Recorded information:

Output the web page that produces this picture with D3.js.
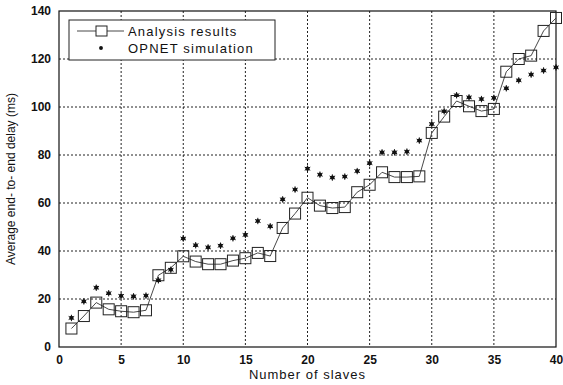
<!DOCTYPE html>
<html><head><meta charset="utf-8">
<script src="https://cdn.jsdelivr.net/npm/d3@7"></script>
<style>
body{margin:0;background:#fff;}
svg{display:block;font-family:"Liberation Sans",Arial,sans-serif;}
</style></head><body>
<svg id="c" width="563" height="385"></svg>
<script>
const slaves = d3.range(1, 41);
const analysis = [7.7,12.9,18.5,15.7,14.9,14.5,15.3,29.9,33,37.8,
  35.6,34.5,34.5,36,37,39.2,37.9,49.6,55.6,62.2,
  58.9,57.9,58.3,64.5,67.6,72.8,70.8,70.8,71.1,89.2,
  96,102.5,100.3,98.3,99.2,114.7,120,121.4,131.7,137.1];
const opnet = [12.1,19,24.7,22.4,21.3,21.1,21.4,27.8,32.2,45.2,
  42.4,41.5,42.2,45.3,46.7,52.5,50.3,61.5,65.6,74.3,
  71.8,70.6,71,73.3,76.6,81.1,81.1,81.4,86,92.9,
  98.2,104.9,104,103.3,103.8,107.8,111.1,113.5,115.2,116.5];
const xTicks = [0,5,10,15,20,25,30,35,40];
const yTicks = [0,20,40,60,80,100,120,140];
const legendLabels = ["Analysis results","OPNET simulation"];

const svg = d3.select("#c");
const L=59, R=556, T=11, B=347;
const x = d3.scaleLinear().domain([0,40]).range([L,R]);
const y = d3.scaleLinear().domain([0,140]).range([B,T]);

// grid
const g = svg.append("g");
g.selectAll("line.gx").data(xTicks.slice(1,-1)).join("line")
  .attr("x1",d=>x(d)).attr("x2",d=>x(d)).attr("y1",T).attr("y2",B)
  .attr("stroke","#222").attr("stroke-width",1).attr("stroke-dasharray","2,2");
g.selectAll("line.gy").data(yTicks.slice(1,-1)).join("line")
  .attr("y1",d=>y(d)).attr("y2",d=>y(d)).attr("x1",L).attr("x2",R)
  .attr("stroke","#222").attr("stroke-width",1).attr("stroke-dasharray","2,2");

// axes
const xAxis = d3.axisBottom(x).tickValues(xTicks).tickSize(0).tickPadding(8);
const yAxis = d3.axisLeft(y).tickValues(yTicks).tickSize(0).tickPadding(8);
const ax = svg.append("g").attr("transform",`translate(0,${B})`).call(xAxis);
const ay = svg.append("g").attr("transform",`translate(${L},0)`).call(yAxis);
[ax,ay].forEach(a=>{
  a.select(".domain").remove();
  a.selectAll("text").attr("font-size",12).attr("font-weight","bold")
    .attr("fill","#111").attr("font-family","Liberation Sans, Arial, sans-serif");
});
svg.append("rect").attr("x",L).attr("y",T).attr("width",R-L).attr("height",B-T)
  .attr("fill","none").attr("stroke","#111").attr("stroke-width",1.2);

// analysis line + squares
const line = d3.line().x((d,i)=>x(slaves[i])).y(d=>y(d));
svg.append("path").datum(analysis).attr("d",line)
  .attr("fill","none").attr("stroke","#333").attr("stroke-width",0.9);
const s=11;
svg.selectAll("rect.sq").data(analysis).join("rect")
  .attr("x",(d,i)=>x(slaves[i])-s/2).attr("y",d=>y(d)-s/2)
  .attr("width",s).attr("height",s).attr("fill","none")
  .attr("stroke","#222").attr("stroke-width",1);

// opnet stars
const star = d3.symbol().type(d3.symbolAsterisk||d3.symbolCross).size(22);
svg.selectAll("path.st").data(opnet).join("path")
  .attr("transform",(d,i)=>`translate(${x(slaves[i])},${y(d)})`)
  .attr("d",d3.symbol().type(d3.symbolCircle).size(14))
  .attr("fill","#111");
svg.selectAll("path.st2").data(opnet).join("path")
  .attr("transform",(d,i)=>`translate(${x(slaves[i])},${y(d)})`)
  .attr("d",d3.symbol().type(d3.symbolAsterisk).size(28))
  .attr("stroke","#111").attr("stroke-width",1).attr("fill","none");

// legend
const lg = svg.append("g");
lg.append("rect").attr("x",69).attr("y",20).attr("width",206).attr("height",40)
  .attr("fill","#fff").attr("stroke","#222").attr("stroke-width",1);
lg.append("line").attr("x1",77).attr("x2",124).attr("y1",31).attr("y2",31)
  .attr("stroke","#333").attr("stroke-width",0.9);
lg.append("rect").attr("x",96).attr("y",26).attr("width",11).attr("height",10)
  .attr("fill","#fff").attr("stroke","#222");
lg.append("path").attr("transform","translate(101,48)")
  .attr("d",d3.symbol().type(d3.symbolCircle).size(12)).attr("fill","#111");
lg.selectAll("text").data(legendLabels).join("text")
  .attr("x",128).attr("y",(d,i)=>36+i*17).text(d=>d)
  .attr("font-size",13).attr("letter-spacing","1.2px").attr("fill","#111");

// axis titles
svg.append("text").attr("x",(L+R)/2).attr("y",379).attr("text-anchor","middle")
  .attr("font-size",13).attr("letter-spacing","1px").attr("fill","#111").text("Number of slaves");
svg.append("text").attr("transform",`translate(15,${(T+B)/2}) rotate(-90)`)
  .attr("text-anchor","middle").attr("font-size",12).attr("fill","#111")
  .text("Average end- to- end delay (ms)");
</script>
</body></html>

Written task:
Pictures excluded, quote all the data above exactly.

Answer to the task:
Output the web page that produces this picture with D3.js.
<!DOCTYPE html>
<html><head><meta charset="utf-8">
<script src="https://cdn.jsdelivr.net/npm/d3@7"></script>
<style>
body{margin:0;background:#fff;}
svg{display:block;font-family:"Liberation Sans",Arial,sans-serif;}
</style></head><body>
<svg id="c" width="563" height="385"></svg>
<script>
const slaves = d3.range(1, 41);
const analysis = [7.7,12.9,18.5,15.7,14.9,14.5,15.3,29.9,33,37.8,
  35.6,34.5,34.5,36,37,39.2,37.9,49.6,55.6,62.2,
  58.9,57.9,58.3,64.5,67.6,72.8,70.8,70.8,71.1,89.2,
  96,102.5,100.3,98.3,99.2,114.7,120,121.4,131.7,137.1];
const opnet = [12.1,19,24.7,22.4,21.3,21.1,21.4,27.8,32.2,45.2,
  42.4,41.5,42.2,45.3,46.7,52.5,50.3,61.5,65.6,74.3,
  71.8,70.6,71,73.3,76.6,81.1,81.1,81.4,86,92.9,
  98.2,104.9,104,103.3,103.8,107.8,111.1,113.5,115.2,116.5];
const xTicks = [0,5,10,15,20,25,30,35,40];
const yTicks = [0,20,40,60,80,100,120,140];
const legendLabels = ["Analysis results","OPNET simulation"];

const svg = d3.select("#c");
const L=59, R=556, T=11, B=347;
const x = d3.scaleLinear().domain([0,40]).range([L,R]);
const y = d3.scaleLinear().domain([0,140]).range([B,T]);

// grid
const g = svg.append("g");
g.selectAll("line.gx").data(xTicks.slice(1,-1)).join("line")
  .attr("x1",d=>x(d)).attr("x2",d=>x(d)).attr("y1",T).attr("y2",B)
  .attr("stroke","#222").attr("stroke-width",1).attr("stroke-dasharray","2,2");
g.selectAll("line.gy").data(yTicks.slice(1,-1)).join("line")
  .attr("y1",d=>y(d)).attr("y2",d=>y(d)).attr("x1",L).attr("x2",R)
  .attr("stroke","#222").attr("stroke-width",1).attr("stroke-dasharray","2,2");

// axes
const xAxis = d3.axisBottom(x).tickValues(xTicks).tickSize(0).tickPadding(8);
const yAxis = d3.axisLeft(y).tickValues(yTicks).tickSize(0).tickPadding(8);
const ax = svg.append("g").attr("transform",`translate(0,${B})`).call(xAxis);
const ay = svg.append("g").attr("transform",`translate(${L},0)`).call(yAxis);
[ax,ay].forEach(a=>{
  a.select(".domain").remove();
  a.selectAll("text").attr("font-size",12).attr("font-weight","bold")
    .attr("fill","#111").attr("font-family","Liberation Sans, Arial, sans-serif");
});
svg.append("rect").attr("x",L).attr("y",T).attr("width",R-L).attr("height",B-T)
  .attr("fill","none").attr("stroke","#111").attr("stroke-width",1.2);

// analysis line + squares
const line = d3.line().x((d,i)=>x(slaves[i])).y(d=>y(d));
svg.append("path").datum(analysis).attr("d",line)
  .attr("fill","none").attr("stroke","#333").attr("stroke-width",0.9);
const s=11;
svg.selectAll("rect.sq").data(analysis).join("rect")
  .attr("x",(d,i)=>x(slaves[i])-s/2).attr("y",d=>y(d)-s/2)
  .attr("width",s).attr("height",s).attr("fill","none")
  .attr("stroke","#222").attr("stroke-width",1);

// opnet stars
const star = d3.symbol().type(d3.symbolAsterisk||d3.symbolCross).size(22);
svg.selectAll("path.st").data(opnet).join("path")
  .attr("transform",(d,i)=>`translate(${x(slaves[i])},${y(d)})`)
  .attr("d",d3.symbol().type(d3.symbolCircle).size(14))
  .attr("fill","#111");
svg.selectAll("path.st2").data(opnet).join("path")
  .attr("transform",(d,i)=>`translate(${x(slaves[i])},${y(d)})`)
  .attr("d",d3.symbol().type(d3.symbolAsterisk).size(28))
  .attr("stroke","#111").attr("stroke-width",1).attr("fill","none");

// legend
const lg = svg.append("g");
lg.append("rect").attr("x",69).attr("y",20).attr("width",206).attr("height",40)
  .attr("fill","#fff").attr("stroke","#222").attr("stroke-width",1);
lg.append("line").attr("x1",77).attr("x2",124).attr("y1",31).attr("y2",31)
  .attr("stroke","#333").attr("stroke-width",0.9);
lg.append("rect").attr("x",96).attr("y",26).attr("width",11).attr("height",10)
  .attr("fill","#fff").attr("stroke","#222");
lg.append("path").attr("transform","translate(101,48)")
  .attr("d",d3.symbol().type(d3.symbolCircle).size(12)).attr("fill","#111");
lg.selectAll("text").data(legendLabels).join("text")
  .attr("x",128).attr("y",(d,i)=>36+i*17).text(d=>d)
  .attr("font-size",13).attr("letter-spacing","1.2px").attr("fill","#111");

// axis titles
svg.append("text").attr("x",(L+R)/2).attr("y",379).attr("text-anchor","middle")
  .attr("font-size",13).attr("letter-spacing","1px").attr("fill","#111").text("Number of slaves");
svg.append("text").attr("transform",`translate(15,${(T+B)/2}) rotate(-90)`)
  .attr("text-anchor","middle").attr("font-size",12).attr("fill","#111")
  .text("Average end- to- end delay (ms)");
</script>
</body></html>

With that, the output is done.